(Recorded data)
══════════

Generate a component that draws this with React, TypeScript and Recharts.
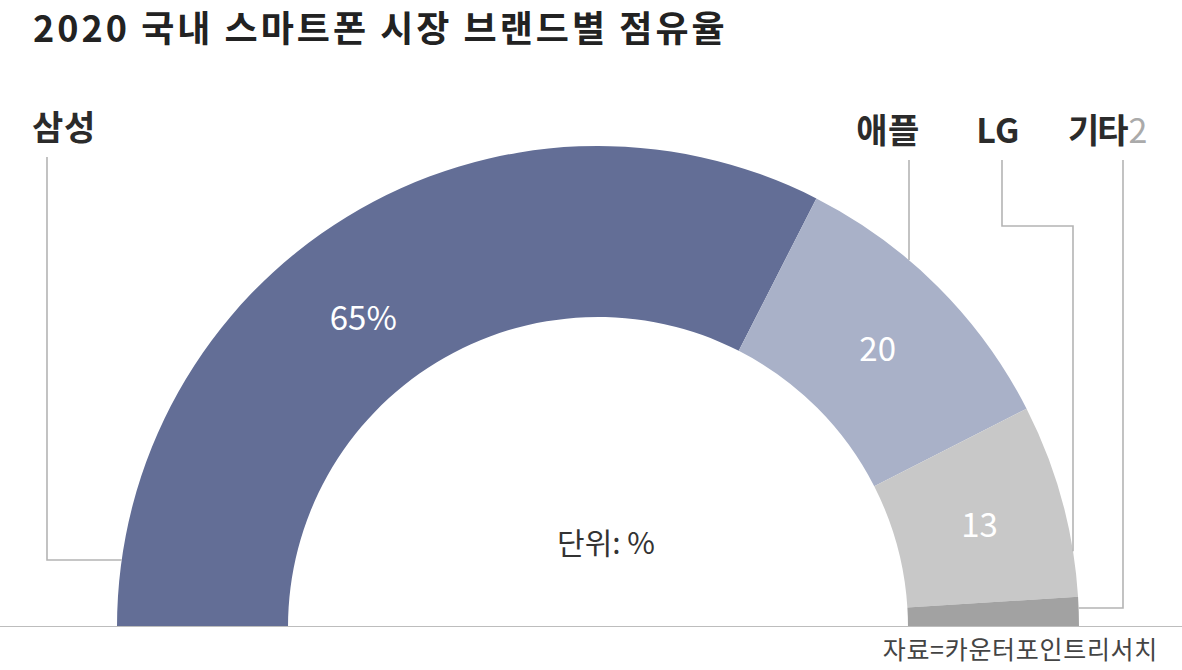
import { Cell, Pie, PieChart } from 'recharts';

const brands = ['삼성', '애플', 'LG', '기타'];
const shares = [65, 20, 13, 2];
const valueLabels = ['65%', '20', '13', ''];
const sideNotes = ['', '', '', '2'];

const title = '2020 국내 스마트폰 시장 브랜드별 점유율';
const unitNote = '단위: %';
const sourceNote = '자료=카운터포인트리서치';

const COLORS = ['#636e96', '#a9b1c8', '#c8c8c8', '#a2a2a2'];
const LINE = '#b4b4b4';
const FONT = '"Noto Sans CJK KR", "Noto Sans", sans-serif';

const W = 1182;
const H = 670;
const CX = 598;
const CY = 627;
const R_IN = 310;
const R_OUT = 481;

// where each brand name sits and how its leader line is routed
type Leader = {
  tx: number;
  ty: number;
  anchor: 'start' | 'middle';
  // polyline points before reaching the arc; last leg goes to the arc
  pts: [number, number][];
  end: 'down' | 'left' | 'right';
  spacing: number;
  valAngle?: number;
  valRadius?: number;
};

const leaders: Leader[] = [
  { tx: 32, ty: 140, anchor: 'start', pts: [[47, 157], [47, 560]], end: 'right', spacing: 0.8, valAngle: 127, valRadius: 390 },
  { tx: 888, ty: 143, anchor: 'middle', pts: [[909, 160]], end: 'down', spacing: 0.5 },
  { tx: 998, ty: 143, anchor: 'middle', pts: [[1002, 160], [1002, 226], [1073, 226]], end: 'down', spacing: 0.5 },
  { tx: 1068, ty: 143, anchor: 'start', pts: [[1123, 160], [1123, 608]], end: 'left', spacing: -2 },
];

const data = brands.map((name, i) => ({ name, value: shares[i] }));

const RAD = Math.PI / 180;

function renderLabel(props: any) {
  const { cx, cy, outerRadius, innerRadius, midAngle, index, name } = props;
  const L = leaders[index];
  const pts = L.pts.map((p) => [...p]);
  const last = pts[pts.length - 1];
  if (L.end === 'down') {
    const dx = last[0] - cx;
    pts.push([last[0], cy - Math.sqrt(outerRadius * outerRadius - dx * dx)]);
  } else {
    const dy = cy - last[1];
    const dx = Math.sqrt(outerRadius * outerRadius - dy * dy);
    pts.push([L.end === 'right' ? cx - dx : cx + dx, last[1]]);
  }
  const ang = L.valAngle ?? midAngle;
  const rr = L.valRadius ?? (innerRadius + outerRadius) / 2;
  const vx = cx + rr * Math.cos(ang * RAD);
  const vy = cy - rr * Math.sin(ang * RAD);
  return (
    <g key={`lbl-${index}`}>
      <polyline
        points={pts.map((p) => p.join(',')).join(' ')}
        fill="none"
        stroke={LINE}
        strokeWidth={1.6}
      />
      <text
        x={L.tx}
        y={L.ty}
        textAnchor={L.anchor}
        fontFamily={FONT}
        fontSize={34}
        fontWeight={700}
        letterSpacing={L.spacing}
        fill="#2b2b2b"
      >
        {name}
        {sideNotes[index] && (
          <tspan fill="#aaaaaa" fontWeight={400} dx={2}>
            {sideNotes[index]}
          </tspan>
        )}
      </text>
      {valueLabels[index] && (
        <text
          x={vx}
          y={vy}
          textAnchor="middle"
          dominantBaseline="central"
          fontFamily={FONT}
          fontSize={33}
          fill="#ffffff"
        >
          {valueLabels[index]}
        </text>
      )}
    </g>
  );
}

export default function App() {
  return (
    <div
      style={{
        position: 'absolute',
        left: 0,
        top: 0,
        width: W,
        height: H,
        background: '#fff',
        fontFamily: FONT,
      }}
    >
      <div
        style={{
          position: 'absolute',
          left: 33,
          top: 0,
          fontSize: 36,
          fontWeight: 700,
          letterSpacing: 3,
          color: '#222',
          whiteSpace: 'nowrap',
        }}
      >
        {title}
      </div>
      <PieChart
        width={W}
        height={H}
        margin={{ top: 0, right: 0, bottom: 0, left: 0 }}
        style={{ position: 'absolute', left: 0, top: 0 }}
      >
        <Pie
          data={data}
          dataKey="value"
          nameKey="name"
          cx={CX}
          cy={CY}
          startAngle={180}
          endAngle={0}
          innerRadius={R_IN}
          outerRadius={R_OUT}
          stroke="none"
          label={renderLabel}
          labelLine={false}
          isAnimationActive={false}
        >
          {data.map((d, i) => (
            <Cell key={d.name} fill={COLORS[i]} />
          ))}
        </Pie>
      </PieChart>
      <div
        style={{
          position: 'absolute',
          left: 0,
          top: 626,
          width: W,
          height: 0,
          borderTop: '1.5px solid #bdbdbd',
        }}
      />
      <div
        style={{
          position: 'absolute',
          left: 456,
          width: 300,
          top: 519,
          textAlign: 'center',
          fontSize: 30,
          color: '#333',
        }}
      >
        {unitNote}
      </div>
      <div
        style={{
          position: 'absolute',
          right: 24,
          top: 630,
          fontSize: 25,
          letterSpacing: 0.7,
          color: '#444',
          whiteSpace: 'nowrap',
        }}
      >
        {sourceNote}
      </div>
    </div>
  );
}
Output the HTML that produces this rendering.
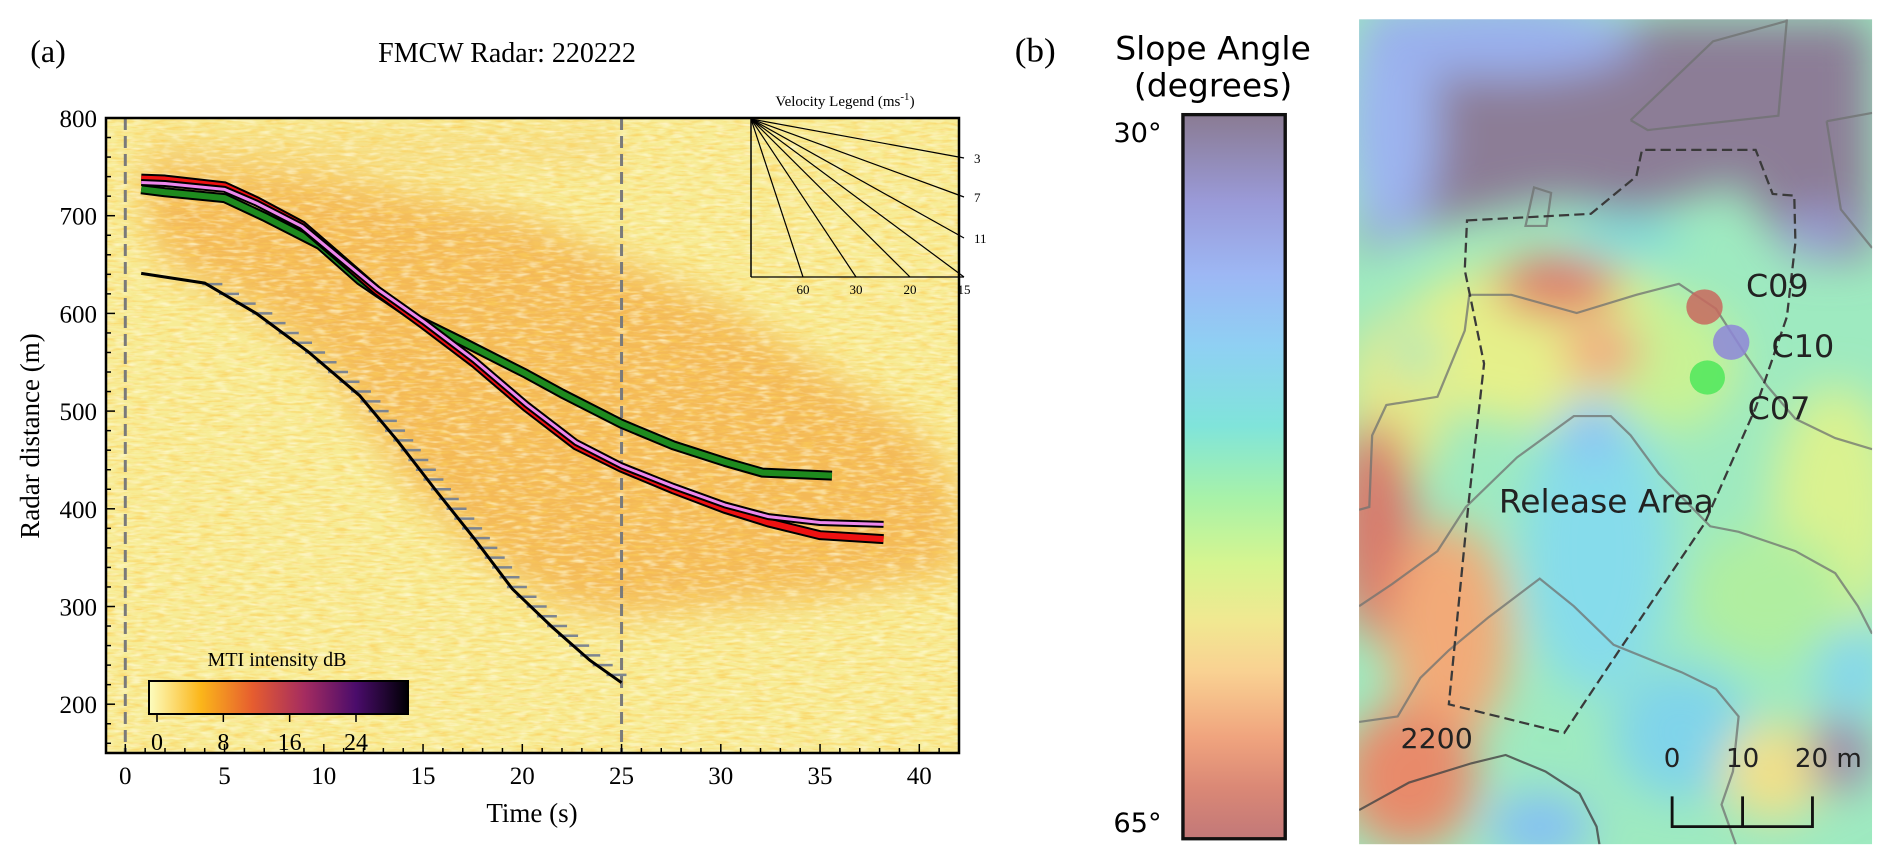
<!DOCTYPE html>
<html><head><meta charset="utf-8"><style>
body{margin:0;background:#fff;width:1892px;height:863px;overflow:hidden;position:relative;font-family:"Liberation Serif",serif}
svg{position:absolute;left:0;top:0}
</style></head><body>
<svg id="pa" width="1000" height="863" xmlns="http://www.w3.org/2000/svg">
<defs>
<filter id="bl" x="-20%" y="-20%" width="140%" height="140%"><feGaussianBlur stdDeviation="18"/></filter>
<filter id="nz"><feTurbulence type="fractalNoise" baseFrequency="0.06 0.35" numOctaves="2" seed="3"/><feColorMatrix type="matrix" values="0 0 0 0 0.97  0 0 0 0 0.62  0 0 0 0 0.1  0 0 0 2.2 -0.95"/></filter>
<filter id="nz2"><feTurbulence type="fractalNoise" baseFrequency="0.07 0.3" numOctaves="2" seed="9"/><feColorMatrix type="matrix" values="0 0 0 0 1  0 0 0 0 0.98  0 0 0 0 0.75  0 0 0 2.2 -1.0"/></filter>
<clipPath id="pc"><rect x="106" y="118" width="853" height="635"/></clipPath>
</defs>
<g clip-path="url(#pc)">
<rect x="106" y="118" width="853" height="635" fill="#f7ec96"/>
<g id="plume" filter="url(#bl)"></g>
<rect x="106" y="118" width="853" height="635" filter="url(#nz)" opacity="0.8"/>
<rect x="106" y="118" width="853" height="635" filter="url(#nz2)" opacity="0.7"/>
</g>
<g id="marks" clip-path="url(#pc)"></g>
<g id="axes"></g>
<text x="48" y="62" font-size="32" text-anchor="middle">(a)</text>
<text x="507" y="62" font-size="28" text-anchor="middle">FMCW Radar: 220222</text>
<text x="532" y="822" font-size="27" text-anchor="middle">Time (s)</text>
<text transform="translate(39,436) rotate(-90)" font-size="27" text-anchor="middle">Radar distance (m)</text>
</svg>

<svg width="892" height="863" style="left:1000px" viewBox="0 0 1570 1566" preserveAspectRatio="none" xmlns="http://www.w3.org/2000/svg" font-family="DejaVu Sans, sans-serif">
<defs>
<linearGradient id="cb" x1="0" y1="0" x2="0" y2="1">
<stop offset="0" stop-color="#8a7b93"/><stop offset="0.12" stop-color="#9a9ad8"/><stop offset="0.22" stop-color="#9db7f4"/><stop offset="0.32" stop-color="#8fd0f3"/><stop offset="0.43" stop-color="#80e4da"/><stop offset="0.53" stop-color="#a8f2a8"/><stop offset="0.62" stop-color="#d6f590"/><stop offset="0.70" stop-color="#f1e891"/><stop offset="0.77" stop-color="#f9d192"/><stop offset="0.86" stop-color="#f0a47e"/><stop offset="0.93" stop-color="#da8876"/><stop offset="1" stop-color="#c27878"/>
</linearGradient>
<filter id="mb" x="-30%" y="-30%" width="160%" height="160%"><feGaussianBlur stdDeviation="40"/></filter>
<clipPath id="mc"><rect x="632" y="35" width="903" height="1497"/></clipPath>
</defs>
<text x="62" y="112" font-size="62" font-family="Liberation Serif, serif" text-anchor="middle">(b)</text>
<text x="375" y="108" font-size="58" text-anchor="middle">Slope Angle</text>
<text x="375" y="175" font-size="58" text-anchor="middle">(degrees)</text>
<rect x="322" y="208" width="180" height="1314" fill="url(#cb)" stroke="#111" stroke-width="6"/>
<text x="242" y="258" font-size="48" text-anchor="middle">30°</text>
<text x="242" y="1510" font-size="48" text-anchor="middle">65°</text>
<g clip-path="url(#mc)">
<rect x="632" y="35" width="903" height="1497" fill="#9eeac0"/>
<g filter="url(#mb)">
<ellipse cx="700" cy="720" rx="90" ry="150" fill="#e4ea8a"/>
<ellipse cx="960" cy="620" rx="260" ry="150" fill="#e5f08a"/>
<ellipse cx="1180" cy="660" rx="120" ry="120" fill="#c8f294"/>
<ellipse cx="1470" cy="920" rx="110" ry="220" fill="#daf290"/>
<ellipse cx="1350" cy="1080" rx="140" ry="120" fill="#b0eea0"/>
<ellipse cx="1050" cy="1000" rx="130" ry="260" fill="#86dceb"/>
<ellipse cx="1040" cy="780" rx="60" ry="60" fill="#8cc4f4"/>
<ellipse cx="1200" cy="1330" rx="120" ry="120" fill="#80d4ea"/>
<ellipse cx="950" cy="1500" rx="90" ry="60" fill="#84c0f4"/>
<ellipse cx="1360" cy="1400" rx="90" ry="90" fill="#f0e08a"/>
<ellipse cx="1480" cy="1370" rx="50" ry="70" fill="#9a80a8"/>
<ellipse cx="1500" cy="1220" rx="60" ry="80" fill="#84d6ee"/>
<ellipse cx="660" cy="960" rx="70" ry="200" fill="#d8786a"/>
<ellipse cx="790" cy="1150" rx="110" ry="200" fill="#f2aa78"/>
<ellipse cx="720" cy="1410" rx="120" ry="130" fill="#e88a6a"/>
<ellipse cx="980" cy="520" rx="110" ry="55" fill="#e07a6a"/>
<ellipse cx="1060" cy="640" rx="70" ry="50" fill="#f2a080"/>
<ellipse cx="730" cy="640" rx="40" ry="40" fill="#9ee6c4"/>
<polygon points="632,35 1535,35 1535,470 1400,470 1300,330 1120,390 980,360 800,400 632,460" fill="#8c7d96"/>
<ellipse cx="690" cy="220" rx="80" ry="220" fill="#9cb4f0"/>
<ellipse cx="880" cy="70" rx="240" ry="70" fill="#9ab0ee"/>
<ellipse cx="1100" cy="430" rx="100" ry="40" fill="#80dcdc"/>
<ellipse cx="1440" cy="420" rx="60" ry="40" fill="#9aa0dc"/>
</g>
<g fill="none" stroke="#6f7270" stroke-width="4" opacity="0.75">
<polyline points="1110,218 1255,75 1385,38"/>
<polyline points="1110,218 1140,236 1370,210 1385,35"/>
<polyline points="1455,220 1535,205"/>
<polyline points="1455,220 1480,380 1535,450"/>
<polygon points="940,340 970,350 962,410 925,410"/>
<polyline points="826,535 900,535 1015,568 1120,535 1195,515 1260,560 1310,640 1350,700 1400,760 1470,795 1535,815"/>
<polyline points="826,535 818,600 770,720 680,735 655,790 650,920 632,925"/>
<polyline points="632,1100 690,1060 770,1000 820,920 910,830 1010,755 1075,755 1110,790 1160,860 1250,955 1300,965 1400,1000 1470,1040 1510,1100 1535,1150"/>
<polyline points="632,1310 700,1300 740,1230 790,1180 860,1120 950,1050 1010,1100 1080,1170 1200,1220 1260,1250 1300,1300 1290,1400 1270,1460 1295,1532"/>
</g>
<polyline points="632,1470 720,1420 830,1385 890,1370 960,1400 1020,1440 1050,1500 1055,1532" fill="none" stroke="#444" stroke-width="4" opacity="0.8"/>
<polygon points="822,400 1040,388 1120,320 1130,272 1330,272 1360,352 1398,355 1400,440 1385,575 1330,740 1240,950 1090,1180 993,1330 790,1278 825,910 852,660 818,490" fill="none" stroke="#3a3a3a" stroke-width="4" stroke-dasharray="18,9"/>
<circle cx="1240" cy="557" r="32" fill="#c8685e" opacity="0.85"/>
<circle cx="1287" cy="621" r="32" fill="#8e86d8" opacity="0.85"/>
<circle cx="1245" cy="685" r="31" fill="#4fe85a" opacity="0.85"/>
<g fill="#222" font-size="56">
<text x="1313" y="538">C09</text>
<text x="1358" y="648">C10</text>
<text x="1316" y="760">C07</text>
<text x="878" y="930" font-size="58">Release Area</text>
<text x="705" y="1357" font-size="50">2200</text>
<text x="1183" y="1392" font-size="46" text-anchor="middle">0</text>
<text x="1307" y="1392" font-size="46" text-anchor="middle">10</text>
<text x="1458" y="1392" font-size="46" text-anchor="middle">20 m</text>
</g>
<path d="M1183,1445 V1500 H1430 V1445 M1307,1445 V1500" fill="none" stroke="#111" stroke-width="5"/>
</g>
</svg>

<script>
const redT=[0.8,2,5,6.6,8.9,10.5,12.7,15,17.6,20.2,22.7,25,27.6,30.2,32.4,35,38.2];
const redD=[738,737,730,715,690,662,623,589,549,504,465,442,420,400,386,373,369];
const pinkT=[0.8,2,5,6.6,8.9,10.5,12.7,15,17.6,20.2,22.7,25,27.6,30.2,32.4,35,38.2];
const pinkD=[734,733,727,713,689,662,625,592,552,507,468,444,423,404,392,386,384];
const greenT=[0.8,2,5,7,9.8,11.8,14.7,16.9,20.2,22,25,27.6,30.2,32.1,35.6];
const greenD=[727,724,718,699,670,634,594,572,538,518,487,465,448,437,434];
const trackT=[0.8,4,6.6,9.2,11.8,13.7,15.6,17.6,19.5,21.5,23.4,25];
const trackD=[641,631,600,561,516,470,420,369,318,279,245,222];
const plumeT=[1,10,20,30,40,42,42,35,25,22,18,14,10,6,2,1];
const plumeD=[755,742,700,610,480,420,335,310,290,300,350,430,550,610,650,700];
const vlegLabelsR=['3','7','11'];
const vlegLabelsB=['60','30','20','15'];
const xTicks=[0,5,10,15,20,25,30,35,40];
const yTicks=[200,300,400,500,600,700,800];
const cbTicks=[0,8,16,24];
const vlines=[0,25];

const NS='http://www.w3.org/2000/svg';
const X=t=>125.3+19.85*t, Y=d=>118+(800-d)*0.977;
function mk(tag,attrs,parent){const e=document.createElementNS(NS,tag);for(const k in attrs)e.setAttribute(k,attrs[k]);parent.appendChild(e);return e;}
const marks=document.getElementById('marks'),axes=document.getElementById('axes'),plume=document.getElementById('plume');

let p=mk('polygon',{points:plumeT.map((t,i)=>X(t)+','+Y(plumeD[i])).join(' '),fill:'#f2a43c',opacity:'0.7'},plume);


let band=mk('rect',{x:X(1),y:Y(775),width:X(25)-X(1),height:14,fill:'#f2b050',opacity:'0.6'},plume);



vlines.forEach(v=>{const l=mk('line',{x1:X(v),x2:X(v),y1:118,y2:753,stroke:'#7a7a7a','stroke-width':3,'stroke-dasharray':'12,6'},marks);

});

function curve(T,D,color,name,w){
  const pts=T.map((t,i)=>X(t)+','+Y(D[i])).join(' ');
  mk('polyline',{points:pts,fill:'none',stroke:'#000','stroke-width':w+4,'stroke-linejoin':'round'},marks);
  const c=mk('polyline',{points:pts,fill:'none',stroke:color,'stroke-width':w,'stroke-linejoin':'round'},marks);
  
  
}
curve(greenT,greenD,'#1e8a1e','front-c07-green',6);
curve(redT,redD,'#ee1111','front-c09-red',6);
curve(pinkT,pinkD,'#ee88ee','front-c10-pink',3);
for(let d=630;d>=220;d-=10){
  let t=null;
  for(let i=0;i<trackD.length-1;i++){if(d<=trackD[i]&&d>=trackD[i+1]){t=trackT[i]+(trackT[i+1]-trackT[i])*(trackD[i]-d)/(trackD[i]-trackD[i+1]);break;}}
  if(t===null)continue;
  const tk=mk('line',{x1:X(t)-4,x2:X(t)+16,y1:Y(d),y2:Y(d),stroke:'#7d8590','stroke-width':2.5},marks);
  
  
}
const tr=mk('polyline',{points:trackT.map((t,i)=>X(t)+','+Y(trackD[i])).join(' '),fill:'none',stroke:'#000','stroke-width':3},marks);



const ox=751,oy=119,rx=964,by=277;
const vl=mk('g',{},axes);


mk('path',{d:`M${ox},${oy} V${by}`,stroke:'#000','stroke-width':1.5,fill:'none'},vl);
[158,197,238].forEach((yy,i)=>{mk('line',{x1:ox,y1:oy,x2:rx,y2:yy,stroke:'#000','stroke-width':1.2},vl);
 const t=mk('text',{x:rx+10,y:yy+5,'font-size':13},vl);t.textContent=vlegLabelsR[i];});
[803,856,910,964].forEach((xx,i)=>{mk('line',{x1:ox,y1:oy,x2:xx,y2:by,stroke:'#000','stroke-width':1.2},vl);
 const t=mk('text',{x:xx,y:by+17,'font-size':13,'text-anchor':'middle'},vl);t.textContent=vlegLabelsB[i];});
mk('line',{x1:ox,y1:by,x2:rx,y2:by,stroke:'#000','stroke-width':1.2},vl);
const vt=mk('text',{x:845,y:106,'font-size':15,'text-anchor':'middle'},vl);
vt.innerHTML='Velocity Legend (ms<tspan dy="-6" font-size="11">-1</tspan><tspan dy="6">)</tspan>';

const fr=mk('rect',{x:106,y:118,width:853,height:635,fill:'none',stroke:'#000','stroke-width':2.5},axes);


for(let t=0;t<=42;t++){const maj=t%5===0;mk('line',{x1:X(t),x2:X(t),y1:753,y2:753-(maj?9:5),stroke:'#000','stroke-width':1.5},axes);}
for(let d=160;d<=800;d+=20){const maj=d%100===0;mk('line',{x1:106,x2:106+(maj?9:5),y1:Y(d),y2:Y(d),stroke:'#000','stroke-width':1.5},axes);}
xTicks.forEach(t=>{const e=mk('text',{x:X(t),y:784,'font-size':25,'text-anchor':'middle'},axes);e.textContent=t;
 
 });
yTicks.forEach(d=>{const e=mk('text',{x:97,y:Y(d)+9,'font-size':25,'text-anchor':'end'},axes);e.textContent=d;
 
 });

const defs=document.querySelector('#pa defs');
const lg=mk('linearGradient',{id:'mti',x1:0,x2:1,y1:0,y2:0},defs);
[['0','#fcfdbf'],['0.2','#fbb61a'],['0.4','#e65d2f'],['0.6','#a52c60'],['0.8','#4a0c6b'],['1','#000004']].forEach(s=>mk('stop',{offset:s[0],'stop-color':s[1]},lg));
const cb=mk('rect',{x:149,y:681,width:259,height:33,fill:'url(#mti)',stroke:'#000','stroke-width':2},axes);


const cbt=mk('text',{x:277,y:666,'font-size':20,'text-anchor':'middle'},axes);cbt.textContent='MTI intensity dB';


cbTicks.forEach(v=>{const xx=157+v*(356-157)/24;mk('line',{x1:xx,x2:xx,y1:714,y2:722,stroke:'#000','stroke-width':1.5},axes);
 const e=mk('text',{x:xx,y:750,'font-size':24,'text-anchor':'middle'},axes);e.textContent=v;
 
 });
</script>
</body></html>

══════════

* _Aim_
Your task is to return the lines above, from the first one up to and including the line containing "const RAD = Math.PI / 180;", minus any pictures.

* _Answer_
Generate a component that draws this with React, TypeScript and Recharts.
import { Cell, Pie, PieChart } from 'recharts';

const brands = ['삼성', '애플', 'LG', '기타'];
const shares = [65, 20, 13, 2];
const valueLabels = ['65%', '20', '13', ''];
const sideNotes = ['', '', '', '2'];

const title = '2020 국내 스마트폰 시장 브랜드별 점유율';
const unitNote = '단위: %';
const sourceNote = '자료=카운터포인트리서치';

const COLORS = ['#636e96', '#a9b1c8', '#c8c8c8', '#a2a2a2'];
const LINE = '#b4b4b4';
const FONT = '"Noto Sans CJK KR", "Noto Sans", sans-serif';

const W = 1182;
const H = 670;
const CX = 598;
const CY = 627;
const R_IN = 310;
const R_OUT = 481;

// where each brand name sits and how its leader line is routed
type Leader = {
  tx: number;
  ty: number;
  anchor: 'start' | 'middle';
  // polyline points before reaching the arc; last leg goes to the arc
  pts: [number, number][];
  end: 'down' | 'left' | 'right';
  spacing: number;
  valAngle?: number;
  valRadius?: number;
};

const leaders: Leader[] = [
  { tx: 32, ty: 140, anchor: 'start', pts: [[47, 157], [47, 560]], end: 'right', spacing: 0.8, valAngle: 127, valRadius: 390 },
  { tx: 888, ty: 143, anchor: 'middle', pts: [[909, 160]], end: 'down', spacing: 0.5 },
  { tx: 998, ty: 143, anchor: 'middle', pts: [[1002, 160], [1002, 226], [1073, 226]], end: 'down', spacing: 0.5 },
  { tx: 1068, ty: 143, anchor: 'start', pts: [[1123, 160], [1123, 608]], end: 'left', spacing: -2 },
];

const data = brands.map((name, i) => ({ name, value: shares[i] }));

const RAD = Math.PI / 180;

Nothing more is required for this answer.